-- START Supplied information --

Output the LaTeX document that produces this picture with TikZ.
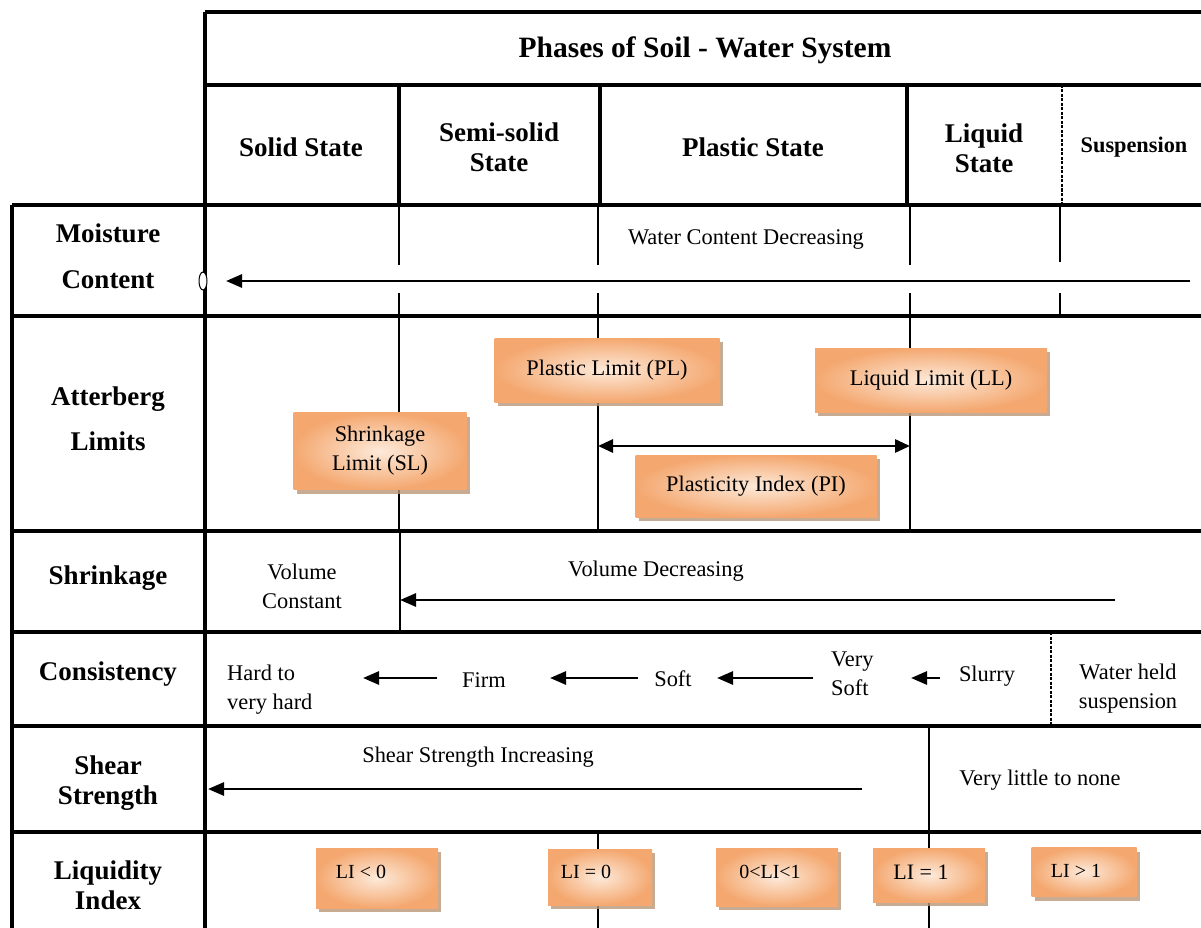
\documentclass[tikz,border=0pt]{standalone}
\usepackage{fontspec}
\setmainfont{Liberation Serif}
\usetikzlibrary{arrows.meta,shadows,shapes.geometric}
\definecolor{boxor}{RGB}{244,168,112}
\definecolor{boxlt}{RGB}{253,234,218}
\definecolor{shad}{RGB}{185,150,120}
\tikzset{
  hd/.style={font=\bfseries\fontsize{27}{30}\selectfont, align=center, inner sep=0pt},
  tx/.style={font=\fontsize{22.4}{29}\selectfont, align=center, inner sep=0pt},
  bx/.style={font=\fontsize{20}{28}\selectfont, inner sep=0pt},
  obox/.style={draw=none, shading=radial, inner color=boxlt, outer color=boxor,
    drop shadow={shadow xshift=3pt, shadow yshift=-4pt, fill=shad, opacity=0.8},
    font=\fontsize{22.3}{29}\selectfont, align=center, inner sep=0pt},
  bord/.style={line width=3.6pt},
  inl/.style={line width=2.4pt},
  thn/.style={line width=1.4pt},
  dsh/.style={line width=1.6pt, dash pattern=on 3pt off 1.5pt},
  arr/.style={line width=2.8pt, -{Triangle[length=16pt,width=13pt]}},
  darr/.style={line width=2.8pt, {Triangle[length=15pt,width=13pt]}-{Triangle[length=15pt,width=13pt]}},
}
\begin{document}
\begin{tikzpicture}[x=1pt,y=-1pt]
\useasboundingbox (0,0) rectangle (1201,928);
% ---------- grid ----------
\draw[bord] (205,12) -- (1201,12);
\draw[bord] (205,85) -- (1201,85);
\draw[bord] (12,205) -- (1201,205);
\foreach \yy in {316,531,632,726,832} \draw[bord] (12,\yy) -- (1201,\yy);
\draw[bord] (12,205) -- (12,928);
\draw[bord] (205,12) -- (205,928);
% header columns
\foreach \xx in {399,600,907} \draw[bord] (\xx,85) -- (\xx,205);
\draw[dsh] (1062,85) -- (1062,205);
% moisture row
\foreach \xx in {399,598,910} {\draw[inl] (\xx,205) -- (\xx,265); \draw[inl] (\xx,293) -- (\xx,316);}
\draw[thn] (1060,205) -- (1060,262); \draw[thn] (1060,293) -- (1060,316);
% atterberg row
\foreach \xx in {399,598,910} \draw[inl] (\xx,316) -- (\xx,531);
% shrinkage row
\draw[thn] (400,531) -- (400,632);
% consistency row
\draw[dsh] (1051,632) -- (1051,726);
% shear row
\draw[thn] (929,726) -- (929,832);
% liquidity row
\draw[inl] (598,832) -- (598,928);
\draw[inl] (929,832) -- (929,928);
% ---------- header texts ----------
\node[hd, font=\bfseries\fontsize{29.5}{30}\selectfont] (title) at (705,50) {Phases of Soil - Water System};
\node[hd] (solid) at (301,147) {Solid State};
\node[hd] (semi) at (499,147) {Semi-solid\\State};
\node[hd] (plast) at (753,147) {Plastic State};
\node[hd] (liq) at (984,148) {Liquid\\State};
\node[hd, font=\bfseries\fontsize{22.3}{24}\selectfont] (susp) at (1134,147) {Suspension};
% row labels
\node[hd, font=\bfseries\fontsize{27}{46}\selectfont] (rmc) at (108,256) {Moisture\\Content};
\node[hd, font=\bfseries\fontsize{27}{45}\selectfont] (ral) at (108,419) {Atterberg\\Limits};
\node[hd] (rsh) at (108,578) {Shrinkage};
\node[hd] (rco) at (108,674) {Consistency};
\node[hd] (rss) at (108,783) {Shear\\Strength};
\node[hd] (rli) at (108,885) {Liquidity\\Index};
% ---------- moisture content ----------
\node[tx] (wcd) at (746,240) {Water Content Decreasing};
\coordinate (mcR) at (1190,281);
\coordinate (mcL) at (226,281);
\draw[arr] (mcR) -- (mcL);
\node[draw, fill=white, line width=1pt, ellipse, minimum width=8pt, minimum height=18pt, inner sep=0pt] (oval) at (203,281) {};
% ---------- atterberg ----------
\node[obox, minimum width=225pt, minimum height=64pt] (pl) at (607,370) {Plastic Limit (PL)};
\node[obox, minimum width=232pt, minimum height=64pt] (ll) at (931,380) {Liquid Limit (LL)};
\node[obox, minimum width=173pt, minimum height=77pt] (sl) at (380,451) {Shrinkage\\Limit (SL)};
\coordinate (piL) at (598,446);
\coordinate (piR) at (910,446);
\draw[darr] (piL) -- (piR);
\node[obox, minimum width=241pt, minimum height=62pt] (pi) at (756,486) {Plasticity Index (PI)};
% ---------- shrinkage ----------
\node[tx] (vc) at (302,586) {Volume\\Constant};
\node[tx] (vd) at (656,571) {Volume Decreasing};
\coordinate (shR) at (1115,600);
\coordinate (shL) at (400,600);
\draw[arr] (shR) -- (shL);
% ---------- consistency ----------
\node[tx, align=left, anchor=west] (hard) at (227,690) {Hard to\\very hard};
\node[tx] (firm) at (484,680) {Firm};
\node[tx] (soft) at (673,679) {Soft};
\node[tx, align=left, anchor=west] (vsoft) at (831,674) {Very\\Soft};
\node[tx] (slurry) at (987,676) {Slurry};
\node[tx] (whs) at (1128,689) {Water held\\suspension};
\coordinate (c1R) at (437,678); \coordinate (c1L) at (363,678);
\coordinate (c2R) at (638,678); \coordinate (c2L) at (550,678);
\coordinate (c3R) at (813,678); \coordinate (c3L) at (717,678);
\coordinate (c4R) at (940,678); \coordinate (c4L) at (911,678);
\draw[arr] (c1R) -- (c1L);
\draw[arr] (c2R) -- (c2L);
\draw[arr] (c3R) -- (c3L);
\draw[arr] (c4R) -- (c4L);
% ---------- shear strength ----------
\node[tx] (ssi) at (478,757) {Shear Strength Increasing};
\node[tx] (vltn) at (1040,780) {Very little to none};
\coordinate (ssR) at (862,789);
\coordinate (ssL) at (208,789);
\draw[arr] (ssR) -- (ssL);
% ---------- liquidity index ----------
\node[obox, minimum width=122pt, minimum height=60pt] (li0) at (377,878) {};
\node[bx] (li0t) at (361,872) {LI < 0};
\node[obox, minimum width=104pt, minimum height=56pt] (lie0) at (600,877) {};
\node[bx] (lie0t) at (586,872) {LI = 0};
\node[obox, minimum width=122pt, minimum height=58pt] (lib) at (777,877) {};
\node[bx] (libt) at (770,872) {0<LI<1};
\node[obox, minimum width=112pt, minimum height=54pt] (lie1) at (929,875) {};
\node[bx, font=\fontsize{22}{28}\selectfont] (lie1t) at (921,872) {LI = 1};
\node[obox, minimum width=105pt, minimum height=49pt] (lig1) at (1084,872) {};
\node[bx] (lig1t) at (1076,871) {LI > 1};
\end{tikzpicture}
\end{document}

-- END Supplied information --

» **What is required**
Omit each picture, then return all of the listing exactly as it stands.

» **Output for this task**
Output the LaTeX document that produces this picture with TikZ.
\documentclass[tikz,border=0pt]{standalone}
\usepackage{fontspec}
\setmainfont{Liberation Serif}
\usetikzlibrary{arrows.meta,shadows,shapes.geometric}
\definecolor{boxor}{RGB}{244,168,112}
\definecolor{boxlt}{RGB}{253,234,218}
\definecolor{shad}{RGB}{185,150,120}
\tikzset{
  hd/.style={font=\bfseries\fontsize{27}{30}\selectfont, align=center, inner sep=0pt},
  tx/.style={font=\fontsize{22.4}{29}\selectfont, align=center, inner sep=0pt},
  bx/.style={font=\fontsize{20}{28}\selectfont, inner sep=0pt},
  obox/.style={draw=none, shading=radial, inner color=boxlt, outer color=boxor,
    drop shadow={shadow xshift=3pt, shadow yshift=-4pt, fill=shad, opacity=0.8},
    font=\fontsize{22.3}{29}\selectfont, align=center, inner sep=0pt},
  bord/.style={line width=3.6pt},
  inl/.style={line width=2.4pt},
  thn/.style={line width=1.4pt},
  dsh/.style={line width=1.6pt, dash pattern=on 3pt off 1.5pt},
  arr/.style={line width=2.8pt, -{Triangle[length=16pt,width=13pt]}},
  darr/.style={line width=2.8pt, {Triangle[length=15pt,width=13pt]}-{Triangle[length=15pt,width=13pt]}},
}
\begin{document}
\begin{tikzpicture}[x=1pt,y=-1pt]
\useasboundingbox (0,0) rectangle (1201,928);
% ---------- grid ----------
\draw[bord] (205,12) -- (1201,12);
\draw[bord] (205,85) -- (1201,85);
\draw[bord] (12,205) -- (1201,205);
\foreach \yy in {316,531,632,726,832} \draw[bord] (12,\yy) -- (1201,\yy);
\draw[bord] (12,205) -- (12,928);
\draw[bord] (205,12) -- (205,928);
% header columns
\foreach \xx in {399,600,907} \draw[bord] (\xx,85) -- (\xx,205);
\draw[dsh] (1062,85) -- (1062,205);
% moisture row
\foreach \xx in {399,598,910} {\draw[inl] (\xx,205) -- (\xx,265); \draw[inl] (\xx,293) -- (\xx,316);}
\draw[thn] (1060,205) -- (1060,262); \draw[thn] (1060,293) -- (1060,316);
% atterberg row
\foreach \xx in {399,598,910} \draw[inl] (\xx,316) -- (\xx,531);
% shrinkage row
\draw[thn] (400,531) -- (400,632);
% consistency row
\draw[dsh] (1051,632) -- (1051,726);
% shear row
\draw[thn] (929,726) -- (929,832);
% liquidity row
\draw[inl] (598,832) -- (598,928);
\draw[inl] (929,832) -- (929,928);
% ---------- header texts ----------
\node[hd, font=\bfseries\fontsize{29.5}{30}\selectfont] (title) at (705,50) {Phases of Soil - Water System};
\node[hd] (solid) at (301,147) {Solid State};
\node[hd] (semi) at (499,147) {Semi-solid\\State};
\node[hd] (plast) at (753,147) {Plastic State};
\node[hd] (liq) at (984,148) {Liquid\\State};
\node[hd, font=\bfseries\fontsize{22.3}{24}\selectfont] (susp) at (1134,147) {Suspension};
% row labels
\node[hd, font=\bfseries\fontsize{27}{46}\selectfont] (rmc) at (108,256) {Moisture\\Content};
\node[hd, font=\bfseries\fontsize{27}{45}\selectfont] (ral) at (108,419) {Atterberg\\Limits};
\node[hd] (rsh) at (108,578) {Shrinkage};
\node[hd] (rco) at (108,674) {Consistency};
\node[hd] (rss) at (108,783) {Shear\\Strength};
\node[hd] (rli) at (108,885) {Liquidity\\Index};
% ---------- moisture content ----------
\node[tx] (wcd) at (746,240) {Water Content Decreasing};
\coordinate (mcR) at (1190,281);
\coordinate (mcL) at (226,281);
\draw[arr] (mcR) -- (mcL);
\node[draw, fill=white, line width=1pt, ellipse, minimum width=8pt, minimum height=18pt, inner sep=0pt] (oval) at (203,281) {};
% ---------- atterberg ----------
\node[obox, minimum width=225pt, minimum height=64pt] (pl) at (607,370) {Plastic Limit (PL)};
\node[obox, minimum width=232pt, minimum height=64pt] (ll) at (931,380) {Liquid Limit (LL)};
\node[obox, minimum width=173pt, minimum height=77pt] (sl) at (380,451) {Shrinkage\\Limit (SL)};
\coordinate (piL) at (598,446);
\coordinate (piR) at (910,446);
\draw[darr] (piL) -- (piR);
\node[obox, minimum width=241pt, minimum height=62pt] (pi) at (756,486) {Plasticity Index (PI)};
% ---------- shrinkage ----------
\node[tx] (vc) at (302,586) {Volume\\Constant};
\node[tx] (vd) at (656,571) {Volume Decreasing};
\coordinate (shR) at (1115,600);
\coordinate (shL) at (400,600);
\draw[arr] (shR) -- (shL);
% ---------- consistency ----------
\node[tx, align=left, anchor=west] (hard) at (227,690) {Hard to\\very hard};
\node[tx] (firm) at (484,680) {Firm};
\node[tx] (soft) at (673,679) {Soft};
\node[tx, align=left, anchor=west] (vsoft) at (831,674) {Very\\Soft};
\node[tx] (slurry) at (987,676) {Slurry};
\node[tx] (whs) at (1128,689) {Water held\\suspension};
\coordinate (c1R) at (437,678); \coordinate (c1L) at (363,678);
\coordinate (c2R) at (638,678); \coordinate (c2L) at (550,678);
\coordinate (c3R) at (813,678); \coordinate (c3L) at (717,678);
\coordinate (c4R) at (940,678); \coordinate (c4L) at (911,678);
\draw[arr] (c1R) -- (c1L);
\draw[arr] (c2R) -- (c2L);
\draw[arr] (c3R) -- (c3L);
\draw[arr] (c4R) -- (c4L);
% ---------- shear strength ----------
\node[tx] (ssi) at (478,757) {Shear Strength Increasing};
\node[tx] (vltn) at (1040,780) {Very little to none};
\coordinate (ssR) at (862,789);
\coordinate (ssL) at (208,789);
\draw[arr] (ssR) -- (ssL);
% ---------- liquidity index ----------
\node[obox, minimum width=122pt, minimum height=60pt] (li0) at (377,878) {};
\node[bx] (li0t) at (361,872) {LI < 0};
\node[obox, minimum width=104pt, minimum height=56pt] (lie0) at (600,877) {};
\node[bx] (lie0t) at (586,872) {LI = 0};
\node[obox, minimum width=122pt, minimum height=58pt] (lib) at (777,877) {};
\node[bx] (libt) at (770,872) {0<LI<1};
\node[obox, minimum width=112pt, minimum height=54pt] (lie1) at (929,875) {};
\node[bx, font=\fontsize{22}{28}\selectfont] (lie1t) at (921,872) {LI = 1};
\node[obox, minimum width=105pt, minimum height=49pt] (lig1) at (1084,872) {};
\node[bx] (lig1t) at (1076,871) {LI > 1};
\end{tikzpicture}
\end{document}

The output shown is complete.